After much wait and discussion Safe Work Australia has finally
released another version of the draft code of practice
"Preventing and Responding to Workplace Bullying". This
draft code will remain open for public comment until 15 July 2013.
A copy of the draft code can be found
What is workplace bullying?
The draft code defines workplace bullying as "repeated
and unreasonable behaviour directed towards a worker or group of
workers that creates a risk to health and safety".
Although a single incident of unreasonable behaviour would not
automatically be considered workplace bullying, given the potential
for escalation of single incidents into repeated behaviour the
draft code notes that these incidents should not be ignored.
The draft code also sets out the test for unreasonable behaviour
as an objective one, namely behaviour which "a reasonable
person, having regard for the circumstances, would see as
unreasonable, including behaviour that is victimising, humiliating,
intimidating or threatening".
Notwithstanding that the typical example of workplace bullying
is usually between managers and workers, workplace bullying may
also occur sideways (between co-workers) and upwards (from workers
to managers).
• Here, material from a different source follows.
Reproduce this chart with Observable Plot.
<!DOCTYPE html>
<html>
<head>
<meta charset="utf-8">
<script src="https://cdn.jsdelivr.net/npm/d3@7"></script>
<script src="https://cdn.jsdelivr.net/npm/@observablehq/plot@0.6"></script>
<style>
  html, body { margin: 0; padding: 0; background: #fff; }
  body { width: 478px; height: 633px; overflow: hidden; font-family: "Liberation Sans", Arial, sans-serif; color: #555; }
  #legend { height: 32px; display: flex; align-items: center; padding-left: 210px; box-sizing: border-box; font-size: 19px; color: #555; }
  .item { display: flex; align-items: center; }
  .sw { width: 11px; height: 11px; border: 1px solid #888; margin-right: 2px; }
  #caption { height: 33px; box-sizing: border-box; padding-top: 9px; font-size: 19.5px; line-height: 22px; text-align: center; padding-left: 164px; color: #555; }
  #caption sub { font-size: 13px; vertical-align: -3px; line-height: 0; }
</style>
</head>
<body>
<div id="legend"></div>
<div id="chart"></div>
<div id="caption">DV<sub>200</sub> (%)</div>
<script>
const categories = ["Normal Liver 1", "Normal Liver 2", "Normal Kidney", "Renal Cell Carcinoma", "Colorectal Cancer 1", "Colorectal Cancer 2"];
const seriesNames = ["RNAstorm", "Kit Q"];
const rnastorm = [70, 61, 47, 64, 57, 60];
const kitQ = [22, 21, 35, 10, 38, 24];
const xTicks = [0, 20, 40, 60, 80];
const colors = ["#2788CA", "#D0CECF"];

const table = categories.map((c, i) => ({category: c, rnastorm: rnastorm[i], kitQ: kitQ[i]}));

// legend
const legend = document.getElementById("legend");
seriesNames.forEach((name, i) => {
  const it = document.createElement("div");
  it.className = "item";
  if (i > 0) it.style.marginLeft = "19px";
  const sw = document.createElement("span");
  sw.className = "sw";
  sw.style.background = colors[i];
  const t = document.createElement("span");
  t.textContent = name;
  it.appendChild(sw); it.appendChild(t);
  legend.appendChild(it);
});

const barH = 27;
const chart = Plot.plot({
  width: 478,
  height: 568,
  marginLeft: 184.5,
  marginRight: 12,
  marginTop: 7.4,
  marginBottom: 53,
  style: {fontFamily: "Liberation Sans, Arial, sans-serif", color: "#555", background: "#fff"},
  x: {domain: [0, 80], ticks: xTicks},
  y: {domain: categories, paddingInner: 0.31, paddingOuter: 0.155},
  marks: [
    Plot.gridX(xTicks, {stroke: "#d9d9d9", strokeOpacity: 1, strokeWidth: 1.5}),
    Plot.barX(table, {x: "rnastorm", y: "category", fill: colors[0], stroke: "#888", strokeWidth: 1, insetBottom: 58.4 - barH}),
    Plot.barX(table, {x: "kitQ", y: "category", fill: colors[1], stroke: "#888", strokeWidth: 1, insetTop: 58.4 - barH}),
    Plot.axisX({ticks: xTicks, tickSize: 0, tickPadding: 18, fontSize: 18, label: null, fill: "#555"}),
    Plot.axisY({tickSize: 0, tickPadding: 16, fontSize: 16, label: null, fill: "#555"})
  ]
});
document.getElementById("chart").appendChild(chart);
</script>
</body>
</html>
However the draft code makes clear that reasonable
management action taken in a reasonable way would not constitute
workplace bullying for health and safety purposes
Fair Work Amendments
As many of our readers would already be aware from the news, the
Labor Government has proposed amendments to the Fair Work Act
2009 (Cth) to introduce so-called "anti-bullying"
provisions. These provisions would allow a worker who is being
bullied at work to apply to the Fair Work Commission
(FWC) for various remedies to deal with the
bullying behaviour, including orders to stop such conduct
occurring. The FWC must begin dealing with the matter within 14
days of the complaint and there is no requirement that the worker
attempt to resolve the matter internally before going to the
The proposed amendments have yet to pass the Senate, however if
passed they will commence from 1 January 2014. We will keep readers
informed of the progress of these changes.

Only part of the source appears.